A couple of posts ago, I mentioned that I tend to cross the wires of my biological Irish identity and my adoptive Jewish identity. I don't think there is any greater example of this than my obsession with the idea of a Jewish bar.
It is very likely that my biological father owned an Irish pub, and it is certain that I was conceived there, and I have been a patron of Irish pubs for my entire adult life. A lot of my identity as an Irish-American was developed in places like this, listening to Irish bands while drinking Irish whiskey.
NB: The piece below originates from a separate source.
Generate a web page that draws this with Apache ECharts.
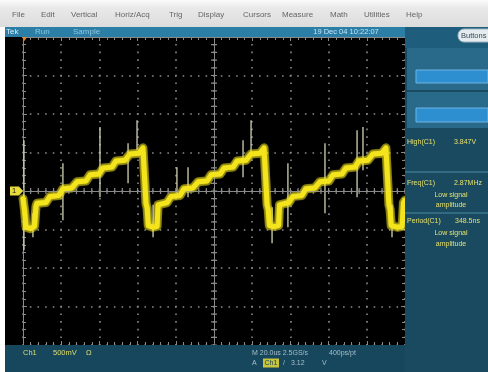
<!DOCTYPE html>
<html>
<head>
<meta charset="utf-8">
<script src="https://cdn.jsdelivr.net/npm/echarts@6/dist/echarts.min.js"></script>
<style>
html,body{margin:0;padding:0;background:#fff;}
#scope{width:488px;height:372px;}
</style>
</head>
<body>
<div id="scope"></div>
<script>
// Ch1 acquisition: time in microseconds (20 us/div, trigger at centre),
// voltage relative to the Ch1 ground marker (500 mV/div).
const traceT = [
  -100, -99.2, -98.4, -96, -94, -93.2,
  -92.7, -88.0, -85.9, -81.2, -79.1, -74.4, -71.7, -67.0, -64.9, -60.2, -58.1, -53.4, -51.3, -46.6, -44.0, -39.3, -37.2,
  -36.6, -35.6, -35.0, -34.4, -32.0, -29.8, -29.3,
  -28.8, -24.6, -22.5, -17.8, -15.7, -11.0, -8.3, -3.6, -1.5, 3.2, 5.3, 10.0, 12.1, 16.8, 19.4, 24.1, 26.2,
  26.8, 27.8, 28.4, 29.0, 31.5, 33.8, 34.3,
  34.8, 39.2, 41.3, 46.0, 48.1, 52.8, 55.5, 60.2, 62.3, 67.0, 69.1, 73.8, 75.9, 80.6, 83.2, 87.9, 90.0,
  90.6, 91.6, 92.2, 92.8, 96.0, 98.5, 99.2, 100
];
const traceV = [
  -0.10, -0.25, -0.47, -0.49, -0.46, -0.20,
  -0.16, -0.15, -0.07, -0.06, 0.03, 0.04, 0.12, 0.13, 0.21, 0.22, 0.30, 0.31, 0.39, 0.40, 0.48, 0.49, 0.56,
  0.54, -0.16, -0.22, -0.45, -0.47, -0.46, -0.18,
  -0.16, -0.15, -0.07, -0.06, 0.03, 0.04, 0.12, 0.13, 0.21, 0.22, 0.30, 0.31, 0.39, 0.40, 0.48, 0.49, 0.56,
  0.54, -0.18, -0.24, -0.45, -0.46, -0.45, -0.18,
  -0.16, -0.15, -0.07, -0.06, 0.03, 0.04, 0.12, 0.13, 0.21, 0.22, 0.30, 0.31, 0.39, 0.40, 0.48, 0.49, 0.56,
  0.54, -0.18, -0.24, -0.45, -0.47, -0.46, -0.15, -0.12
];
// Switching glitches riding on the ramp: time, upper and lower excursion (V)
const spikeT  = [-99.5, -94.8, -79.1, -59.7, -45.0, -40.3, -31.9, -19.4, -13.6, 15.2, 19.4, 30.4, 38.7, 58.1, 74.9, 78.0, 93.2];
const spikeHi = [ 0.66, -0.29,  0.36,  0.83,  0.62,  0.92, -0.18,  0.31,  0.31, 0.66, 0.92, -0.21, 0.36, 0.62, 0.79, 0.83, -0.18];
const spikeLo = [-0.77, -0.60, -0.38, -0.08,  0.10,  0.53, -0.60, -0.08, -0.08, 0.18, 0.49, -0.68, -0.47, -0.29, -0.08, 0.27, -0.60];

const menuItems = ['File', 'Edit', 'Vertical', 'Horiz/Acq', 'Trig', 'Display', 'Cursors', 'Measure', 'Math', 'Utilities', 'Help'];
const measNames = ['High(C1)', 'Freq(C1)', 'Period(C1)'];
const measValues = ['3.847V', '2.87MHz', '348.5ns'];
const dateText = '19 Dec 04 10:22:07';

const FONT = '"Liberation Sans", Arial, sans-serif';
const GRID = { left: 23, top: 37, width: 382, height: 308 };
const GRAT = '#8a8a8a';

const chart = echarts.init(document.getElementById('scope'), null, { renderer: 'canvas' });

function txt(text, x, y, fill, size, align, extra) {
  return Object.assign({
    type: 'text', z: 100, silent: true,
    style: { text: text, x: x, y: y, fill: fill, font: size + 'px ' + FONT,
             textAlign: align || 'left', textVerticalAlign: 'middle',
             align: align || 'left', verticalAlign: 'middle' }
  }, extra || {});
}
function box(x, y, w, h, fill, extra) {
  return Object.assign({ type: 'rect', z: 90, silent: true, shape: { x: x, y: y, width: w, height: h }, style: { fill: fill } }, extra || {});
}

const menuX = [12, 41, 71, 115, 169, 198, 243, 282, 330, 364, 406];
const ui = [
  box(0, 0, 5, 372, '#ffffff'),
  box(0, 0, 488, 27, new echarts.graphic.LinearGradient(0, 0, 0, 1, [
    { offset: 0, color: '#fbfbfb' }, { offset: 0.3, color: '#e9e9e9' }, { offset: 1, color: '#dcdcdc' }])),
  box(5, 27, 400, 10, '#2b7ea6'),
  box(405, 27, 83, 345, '#1a4a60'),
  box(405, 27, 83, 21, '#1f5d7c'),
  box(407, 48, 81, 42, '#29698a'),
  box(416, 70, 72, 13, '#2e8fd0', { style: { fill: '#2e8fd0', stroke: '#6fb6e4', lineWidth: 1 } }),
  box(407, 92, 81, 36, '#29698a'),
  box(416, 108, 72, 14, '#2e8fd0', { style: { fill: '#2e8fd0', stroke: '#6fb6e4', lineWidth: 1 } }),
  { type: 'line', z: 95, silent: true, shape: { x1: 405, y1: 172, x2: 488, y2: 172 }, style: { stroke: '#4a8aa5', lineWidth: 1 } },
  { type: 'line', z: 95, silent: true, shape: { x1: 405, y1: 213, x2: 488, y2: 213 }, style: { stroke: '#4a8aa5', lineWidth: 1 } },
  { type: 'rect', z: 95, silent: true, shape: { x: 458, y: 29, width: 38, height: 13, r: 6 },
    style: { fill: '#e4ecf0', stroke: '#9fb3be', lineWidth: 1 } },
  txt('Buttons', 461, 35.5, '#3a4a55', 7.5),
  box(5, 345, 400, 27, '#17475c'),
  txt('Tek', 6, 32, '#dcefF8', 8),
  txt('Run', 35, 32, '#8cc6e0', 8),
  txt('Sample', 73, 32, '#8cc6e0', 8),
  txt(dateText, 346, 32, '#c3e4f4', 7.5, 'center'),
  txt('Ch1', 23, 353, '#dede6c', 7.5),
  txt('500mV', 53, 353, '#dede6c', 7.5),
  txt('\u03a9', 86, 353, '#dede6c', 7.5),
  txt('M 20.0us 2.5GS/s', 252, 353, '#a7bfcb', 7),
  txt('400ps/pt', 329, 353, '#a7bfcb', 7),
  txt('A', 252, 363, '#a7bfcb', 7),
  box(263, 358.5, 16, 9, '#c8c43c', { z: 99 }),
  txt('Ch1', 264.5, 363, '#17475c', 7),
  txt('/', 283, 363, '#a7bfcb', 7),
  txt('3.12', 291, 363, '#a7bfcb', 7),
  txt('V', 322, 363, '#a7bfcb', 7),
  txt(measNames[0], 407, 142, '#e6e06c', 7),
  txt(measValues[0], 454, 142, '#e6e06c', 7),
  txt(measNames[1], 407, 183, '#e6e06c', 7),
  txt(measValues[1], 454, 183, '#e6e06c', 7),
  txt('Low signal', 451, 195, '#e6e06c', 7, 'center'),
  txt('amplitude', 451, 205, '#e6e06c', 7, 'center'),
  txt(measNames[2], 407, 221, '#e6e06c', 7),
  txt(measValues[2], 455, 221, '#e6e06c', 7),
  txt('Low signal', 451, 233, '#e6e06c', 7, 'center'),
  txt('amplitude', 451, 244, '#e6e06c', 7, 'center')
];
menuItems.forEach(function (m, i) { ui.push(txt(m, menuX[i], 15, '#666666', 8)); });

function borderAxis(pos) {
  return {
    type: 'value', position: pos, min: -100, max: 100, interval: 20,
    axisLine: { show: true, onZero: false, lineStyle: { color: GRAT, width: 1 } },
    axisTick: { show: true, inside: true, length: 4, lineStyle: { color: GRAT } },
    minorTick: { show: true, splitNumber: 5, length: 3, lineStyle: { color: GRAT } },
    axisLabel: { show: false }, splitLine: { show: false }
  };
}
function borderYAxis(pos) {
  return {
    type: 'value', position: pos, min: -2, max: 2, interval: 0.5,
    axisLine: { show: true, onZero: false, lineStyle: { color: GRAT, width: 1 } },
    axisTick: { show: true, inside: true, length: 4, lineStyle: { color: GRAT } },
    minorTick: { show: true, splitNumber: 5, length: 3, lineStyle: { color: GRAT } },
    axisLabel: { show: false }, splitLine: { show: false }
  };
}
const xBottom = borderAxis('bottom');
xBottom.splitLine = { show: true, lineStyle: { color: GRAT, width: 1.6, type: [1.6, 6.1], dashOffset: 0.8 } };
const yLeft = borderYAxis('left');
yLeft.splitLine = { show: true, lineStyle: { color: GRAT, width: 1.6, type: [1.6, 6.04], dashOffset: 0.8 } };

const tracePoints = traceT.map(function (t, i) { return [t, traceV[i]]; });

chart.setOption({
  backgroundColor: '#000000',
  animation: false,
  grid: GRID,
  xAxis: [xBottom, borderAxis('top')],
  yAxis: [yLeft, borderYAxis('right')],
  graphic: { elements: ui },
  series: [
    {
      // centre graticule cross with its minor-division ticks
      type: 'line', data: [], silent: true, z: 1,
      markLine: {
        silent: true, symbol: 'none', label: { show: false }, animation: false,
        data: [
          { yAxis: 0, lineStyle: { color: GRAT, width: 1, type: 'solid' } },
          { yAxis: 0, lineStyle: { color: GRAT, width: 6, type: [1.2, 6.44], dashOffset: 0.6 } },
          { xAxis: 0, lineStyle: { color: GRAT, width: 1, type: 'solid' } },
          { xAxis: 0, lineStyle: { color: GRAT, width: 6, type: [1.2, 6.5], dashOffset: 0.6 } }
        ]
      }
    },
    {
      type: 'custom', silent: true, z: 3,
      encode: { x: 0, y: [1, 2] },
      data: spikeT.map(function (t, i) { return [t, spikeHi[i], spikeLo[i]]; }),
      renderItem: function (params, api) {
        const a = api.coord([api.value(0), api.value(1)]);
        const b = api.coord([api.value(0), api.value(2)]);
        return { type: 'line', shape: { x1: a[0], y1: a[1], x2: b[0], y2: b[1] },
                 style: { stroke: '#d2d2b4', lineWidth: 1.3 } };
      }
    },
    {
      type: 'line', silent: true, z: 4, showSymbol: false, symbol: 'none',
      data: tracePoints,
      lineStyle: { color: 'rgba(240,226,30,0.5)', width: 9, join: 'round', cap: 'round' }
    },
    {
      type: 'line', silent: true, z: 5, showSymbol: false, symbol: 'none',
      data: tracePoints,
      lineStyle: { color: '#f4e41c', width: 5, join: 'round', cap: 'round',
                   shadowBlur: 3, shadowColor: 'rgba(255,240,40,0.8)' }
    }
  ]
});

// Ch1 ground-reference marker and trigger-position marker, placed with the chart's own scale
const gy = chart.convertToPixel({ yAxisIndex: 0 }, 0);
const tx = chart.convertToPixel({ xAxisIndex: 0 }, -100);
chart.setOption({
  graphic: { elements: ui.concat([
    { type: 'polygon', z: 100, silent: true,
      shape: { points: [[10, gy - 4.5], [19, gy - 4.5], [23, gy], [19, gy + 4.5], [10, gy + 4.5]] },
      style: { fill: '#e8dc3c' } },
    txt('1', 12, gy, '#1a1a1a', 7.5),
    { type: 'polygon', z: 100, silent: true,
      shape: { points: [[tx - 1, 37], [tx + 4, 37], [tx + 1.5, 41]] },
      style: { fill: '#e08a2a' } }
  ]) }
});
</script>
</body>
</html>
The Irish pub is one of the three great Irish-American institutions for preserving and continuing Irish culture, along with the family and the Catholic church, and arguably more important that the latter. A majority of Irish-American are not Catholic, and, for those that are, there aren't that many Catholic churches that cater to a specifically Irish-American patronage anymore.
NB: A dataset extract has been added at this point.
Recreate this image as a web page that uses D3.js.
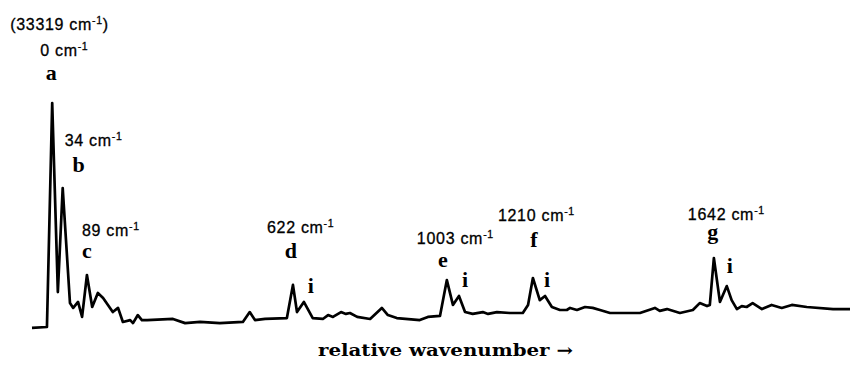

Irish-Americans aren't alone in their relationship with bars. I have been to any number of German bars, Czech bars, Mexican bars, Russian vodka bars, and even a Canadian bar in Minneapolis named for Sergeant Preston of the Yukon. But I have never been to a Jewish bar, and searching for one online produced a series of dead ends, even after I filtered out stories about Bar Mitzvahs. I find a lot of stories about Jewish bar associations, followed by stories about the Bar Kochba revolt. The first story I found about a legitimately Jewish-themed bar is a troubling one, telling of Ukraine's Under the Golden Rose bar and restaurant, which is not owned by Jews. Instead, in the shadow of Lviv's destroyed Golden Rose Synagogue, patrons wear Jewish costumes, drink cocktails with names like "The Funny Jew," and haggle over the price of their meal. This is not a Jewish bar, it's an antisemetic bar where patrons participate in a grotesque satire of Jewishness.
I understand why Jews are a bit skittish about the idea of a Jewish bar. For one thing, we do not like to be associated with drunkenness, and there are ample number of Yiddish phrases that demonstrate our distaste for binge drinking, including the song "Shikker is a Goy," that literally insists that drunks are non-Jews.
This is, of course, a bit of playacting on our part, as Jews like to drink as much as anybody. I was briefly in a Jewish fraternity, and can testify that the membership was anything but a gang of teetotalers. My favorite joke about alcohol comes courtesy of Jewish comic Joe E. Lewis, whose gentle inebriation was the basis for Dean Martin's post-Jerry Lewis persona -- one must wonder how many Jewish Lewises Martin based his career on. Here is Joe E. Lewis's quote: "I always wake up at the crack of ice."
Beyond that, Jews have a long history of owning vineyards, breweriess, and saloons, once dominating the business in parts of Eastern Europe, including northwest Russia, where Jews owned a reported 80 percent of the saloons. They brought this trade to America, including active participation in bootlegging during Prohibition, and all this is documented in the book "Jews and Booze" by Marni Davis. Additionally, there were bars that were largely patronized by Jews, such as the delightfully named Pink Elephant Lounge at Grossinger's Catskill's Resort, which was actually pink, and was patronized by Jews enjoying a Borscht Belt getaway. But none of these places fulfilled the function of a contemporary ethnic bar, where the the music, the bar food, the drinks, the events, and even the decoration fuse nostalgia with innovation, preserving (and often mythologizing) the past while allowing patrons to indulge and investigate their ethnic identity.
I suppose there are a few institutions that already do this for Jews. The synagogue, certainly, although that is a largely useless institution for the majority of American Jews whose identity is mostly secular. Delicatessens do a lot of the work, and, as much as I might say my Irish-American identity was created in Irish pubs, a lot of my Jewish identity came from delicatessens. For years I was a regular at Nate 'n Al's in Beverly Hills and, less frequently, Canter's Delicatessen on Fairfax, and sill go to both when I am in Los Angeles. I would say I got most of my ideas about what it means to be an old Jewish man from my fellow patrons there, and, as I work my way toward becoming an old Jewish man, they are still my model.
Delis are on the decline, but they did a lot for Jews that pubs do for the Irish, including nostalgie. There was an entire room dedicated to Yiddish stage actress Molly Picon at the Second Avenue Deli, which has now been integrated into the rest of the restaurant -- next time I am in New York, I shall make a pilgrimage here. And what Irish whiskey is to the Irish, a good rye bread is to Jews, so it makes sense that we would converge around the deli.
But it's not the same. You don't go to a deli to hear a band, you don't take a date dancing at a deli, you don't play trivia games at a deli, and you certainly don't go to a deli for a drink. I may be the only one who feels this gap in the American Jewish experience, but I feel it keenly, and so I spend a lot of time fantasizing about what a Jewish pub would be like. And so we'll come back to this subject in future posts, in which I will discuss what I would serve as cocktails there, what music I would program, what bar food I would offer, and whatever else occurs to me. Because if I am going to sit down and speak Yiddish anywhere, it's probably going to be in a bar.